It’s touted as easing the foreclosure crisis and boosting demand for housing, but critics warn that a bill before the Senate might actually encourage foreclosures and drive down house values.
At issue is a proposal to award a $7,000 tax credit to people who buy foreclosed homes or homes on which foreclosure has been filed, one piece of a broader measure that awards tax breaks to homebuilders and banks yet offers little for families in foreclosure.
The $7,000 credit is aimed at helping get foreclosed homes off the market, thereby stabilizing home prices and keeping blighted houses from dragging down neighborhoods.
However, economists say that making it easier to buy foreclosed homes makes it easier to sell them. Banks could be more inclined to foreclose on a house instead of renegotiating new terms with a homeowner behind on their payments.
At the same time, economists say, the $7,000 credit could distort the market by making foreclosed homes owned by lenders more attractive to buy than other homes. That has the effect of lowering the value of homes occupied by people who are up to date with their mortgages.
“A bank that owns a foreclosed house will get a big selling-price advantage over the single mom who lives next door and has been faithfully paying off her loan,” says Howard Gleckman of the Tax Policy Center, a joint project of the Urban Institute and the Brookings Institution.
“Indeed, because lenders would expect a higher price when they put a foreclosed house on the market, such a law might even encourage banks to repossess properties more quickly,” Gleckman adds.
Proponents of the idea reject the critique.
“All these houses in foreclosure are doing a whole lot more damage to the (house) value of the homeowner who’s making their payments than having a $7,000 tax credit to induce people to absorb those foreclosures,” counters Sen. Johnny Isakson, R-Ga. “It helps you to fix the bottom of the market so the market can turn around.”
The Bush administration opposes the foreclosure purchase tax credit, though it’s been circumspect in its public statements. In an unusual step, the White House did not issue an official policy statement as it does with most important legislation.
“Some of the proposals we’ve seen might have the potential to distort the market,” said Treasury Department spokesman Andrew DeSouza.
While people entering the housing market would benefit from the $7,000 credit, as would lenders owning big stocks of unoccupied, foreclosed homes, it would do nothing for people who have already lost their homes or are threatened with foreclosure.
“What this does is not to help anyone who has problems with their mortgage. All this does is to make those homes easier to sell once the home has gone into foreclosure,” said David John, an economist for the conservative Heritage Foundation. “It benefits the lender. It doesn’t benefit the borrower.”
“Foreclosed and vacant houses are a blight on the neighborhood. They drag down home prices,” said Finance Committee Chairman Max Baucus, D-Mont. “Congress should encourage people to purchase those properties. That would help stabilize home prices and get the housing industry back on track.”
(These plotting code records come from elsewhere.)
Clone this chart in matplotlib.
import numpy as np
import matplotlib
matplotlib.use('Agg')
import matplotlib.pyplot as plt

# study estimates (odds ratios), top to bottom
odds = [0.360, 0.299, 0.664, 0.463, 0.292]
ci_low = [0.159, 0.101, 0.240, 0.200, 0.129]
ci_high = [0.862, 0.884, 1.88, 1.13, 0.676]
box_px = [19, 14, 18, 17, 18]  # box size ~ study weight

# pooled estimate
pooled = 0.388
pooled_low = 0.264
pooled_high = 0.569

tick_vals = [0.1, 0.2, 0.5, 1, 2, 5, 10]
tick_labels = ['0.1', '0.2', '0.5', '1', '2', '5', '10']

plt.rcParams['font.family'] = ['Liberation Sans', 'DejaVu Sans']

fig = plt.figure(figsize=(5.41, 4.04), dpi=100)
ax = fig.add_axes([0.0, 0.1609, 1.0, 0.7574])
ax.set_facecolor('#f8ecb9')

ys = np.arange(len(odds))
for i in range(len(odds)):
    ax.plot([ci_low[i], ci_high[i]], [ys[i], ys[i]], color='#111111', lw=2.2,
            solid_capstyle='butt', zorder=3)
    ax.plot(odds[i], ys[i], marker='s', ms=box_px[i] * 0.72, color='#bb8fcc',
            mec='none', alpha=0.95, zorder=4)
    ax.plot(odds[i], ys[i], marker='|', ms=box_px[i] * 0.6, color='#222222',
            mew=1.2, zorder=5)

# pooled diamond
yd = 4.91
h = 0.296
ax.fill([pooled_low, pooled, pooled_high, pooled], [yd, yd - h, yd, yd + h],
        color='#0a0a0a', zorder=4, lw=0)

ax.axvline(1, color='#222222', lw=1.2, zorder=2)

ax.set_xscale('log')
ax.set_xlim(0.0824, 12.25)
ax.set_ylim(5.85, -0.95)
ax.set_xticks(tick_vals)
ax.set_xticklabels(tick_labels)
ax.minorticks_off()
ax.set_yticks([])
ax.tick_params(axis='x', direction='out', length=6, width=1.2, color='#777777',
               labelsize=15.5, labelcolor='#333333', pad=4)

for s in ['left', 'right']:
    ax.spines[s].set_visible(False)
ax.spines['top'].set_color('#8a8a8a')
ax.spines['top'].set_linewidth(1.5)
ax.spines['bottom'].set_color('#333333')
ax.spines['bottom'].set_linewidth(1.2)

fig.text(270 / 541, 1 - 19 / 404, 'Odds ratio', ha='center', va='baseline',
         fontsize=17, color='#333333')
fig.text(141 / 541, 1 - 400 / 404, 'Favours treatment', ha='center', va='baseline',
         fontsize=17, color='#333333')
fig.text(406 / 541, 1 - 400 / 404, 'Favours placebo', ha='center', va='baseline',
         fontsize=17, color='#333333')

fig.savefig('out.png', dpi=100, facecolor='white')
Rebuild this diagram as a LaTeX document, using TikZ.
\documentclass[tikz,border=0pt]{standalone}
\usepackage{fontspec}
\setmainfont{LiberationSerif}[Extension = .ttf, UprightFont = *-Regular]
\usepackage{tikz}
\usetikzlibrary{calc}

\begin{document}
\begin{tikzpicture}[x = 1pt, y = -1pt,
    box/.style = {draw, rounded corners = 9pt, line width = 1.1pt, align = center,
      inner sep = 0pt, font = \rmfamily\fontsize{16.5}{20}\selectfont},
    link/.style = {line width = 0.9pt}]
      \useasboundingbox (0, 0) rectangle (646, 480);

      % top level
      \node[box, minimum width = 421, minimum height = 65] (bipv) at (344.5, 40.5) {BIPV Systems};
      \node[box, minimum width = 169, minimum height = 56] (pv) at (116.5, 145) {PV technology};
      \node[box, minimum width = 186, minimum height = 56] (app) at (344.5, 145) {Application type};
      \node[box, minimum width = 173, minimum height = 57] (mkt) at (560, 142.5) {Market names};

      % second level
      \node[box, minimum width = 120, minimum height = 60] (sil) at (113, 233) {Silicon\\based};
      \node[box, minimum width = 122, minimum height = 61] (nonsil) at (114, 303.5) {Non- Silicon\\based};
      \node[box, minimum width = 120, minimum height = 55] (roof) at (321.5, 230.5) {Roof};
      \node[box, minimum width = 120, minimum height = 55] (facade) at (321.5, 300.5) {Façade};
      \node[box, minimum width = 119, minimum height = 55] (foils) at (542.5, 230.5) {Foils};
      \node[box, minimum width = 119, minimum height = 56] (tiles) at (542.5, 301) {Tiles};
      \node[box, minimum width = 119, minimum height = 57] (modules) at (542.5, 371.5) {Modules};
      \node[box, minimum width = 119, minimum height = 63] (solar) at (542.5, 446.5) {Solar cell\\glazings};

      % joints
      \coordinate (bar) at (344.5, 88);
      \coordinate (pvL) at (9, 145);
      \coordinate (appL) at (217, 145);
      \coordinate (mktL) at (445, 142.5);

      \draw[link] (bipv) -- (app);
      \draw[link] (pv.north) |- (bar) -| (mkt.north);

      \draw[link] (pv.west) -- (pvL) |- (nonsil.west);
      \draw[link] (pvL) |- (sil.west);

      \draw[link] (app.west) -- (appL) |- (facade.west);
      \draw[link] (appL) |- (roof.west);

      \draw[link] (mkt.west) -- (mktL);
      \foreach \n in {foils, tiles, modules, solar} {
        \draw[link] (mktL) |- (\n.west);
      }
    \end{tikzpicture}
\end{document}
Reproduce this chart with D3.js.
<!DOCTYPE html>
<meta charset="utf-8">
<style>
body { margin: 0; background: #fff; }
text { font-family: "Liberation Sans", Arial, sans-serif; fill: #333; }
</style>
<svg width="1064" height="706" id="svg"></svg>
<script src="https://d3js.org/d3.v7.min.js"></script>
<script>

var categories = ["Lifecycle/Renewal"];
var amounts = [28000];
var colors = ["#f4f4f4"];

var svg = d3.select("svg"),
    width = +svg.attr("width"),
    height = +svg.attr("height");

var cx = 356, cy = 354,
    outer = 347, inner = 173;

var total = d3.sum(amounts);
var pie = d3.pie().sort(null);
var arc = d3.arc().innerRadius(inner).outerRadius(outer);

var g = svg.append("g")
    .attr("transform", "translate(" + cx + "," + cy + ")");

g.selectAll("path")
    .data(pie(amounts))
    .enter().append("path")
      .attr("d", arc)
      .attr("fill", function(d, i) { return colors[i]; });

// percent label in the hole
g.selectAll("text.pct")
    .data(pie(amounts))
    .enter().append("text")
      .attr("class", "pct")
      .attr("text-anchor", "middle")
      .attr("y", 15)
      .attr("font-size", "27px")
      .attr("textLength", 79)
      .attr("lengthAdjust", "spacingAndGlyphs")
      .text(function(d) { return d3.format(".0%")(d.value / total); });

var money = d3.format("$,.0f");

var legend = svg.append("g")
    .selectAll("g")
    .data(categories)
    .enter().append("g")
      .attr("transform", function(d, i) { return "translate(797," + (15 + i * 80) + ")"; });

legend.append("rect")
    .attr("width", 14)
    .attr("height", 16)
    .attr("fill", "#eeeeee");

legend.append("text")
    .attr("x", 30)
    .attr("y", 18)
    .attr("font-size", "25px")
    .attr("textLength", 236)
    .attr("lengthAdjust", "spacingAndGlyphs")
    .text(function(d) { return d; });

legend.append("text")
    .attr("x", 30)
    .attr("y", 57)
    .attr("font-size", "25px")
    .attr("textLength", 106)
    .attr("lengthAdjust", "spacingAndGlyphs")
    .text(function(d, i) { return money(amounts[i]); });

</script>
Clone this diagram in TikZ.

The $7,000 tax credit has a relatively small cost of $1.6 billion over the next several years. The same can’t be said of a plan that awards homebuilders, lenders and other money-losing businesses a big tax break.
That provision, dropped from February’s stimulus measure after critics said it was unlikely to generate substantial new investment, would permit homebuilders and other businesses absorbing heavy losses now to reclaim taxes paid when times were good.
The so-called operating loss carryback plan would lengthen from two to four years the period for which businesses suffering losses can reclaim previously paid taxes. It would cost $25 billion through 2010, though its price tag falls to $6 billion over a 10-year window.
House Democrats aren’t planning to include either the foreclosure tax credit or the business tax refunds in a housing bill they expect to start putting together this week.
Meanwhile, the bill contains another provision that would allow people who don’t itemize their deductions claim a $500-$1,000 deduction on their property taxes. It would chiefly benefit homeowners who have paid off their homes and can’t claim a deduction on mortgage interest.
But people who have paid off their homes are, by definition, not at risk of foreclosure, critics say. Most have also built up considerable equity in their homes over the years, despite the recent downturn.
In addition to these provisions, senators are scrambling to add others. Some are connected to the crisis, but others are not, such as a plan by Sens. Maria Cantwell, D-Wash., and John Ensign, R-Nev., to add $6 billion worth of tax breaks for renewable energy producers.
Sen. Ben Cardin, D-Md., wants to give a temporary $7,000 credit to first-time home buyers to try to boost the housing market.
Sens. Bill Nelson, D-Fla., and Norm Coleman, R-Minn., are pressing to let homeowners who are late on their mortgage payments withdraw money penalty-free from their retirement accounts to avoid foreclosure.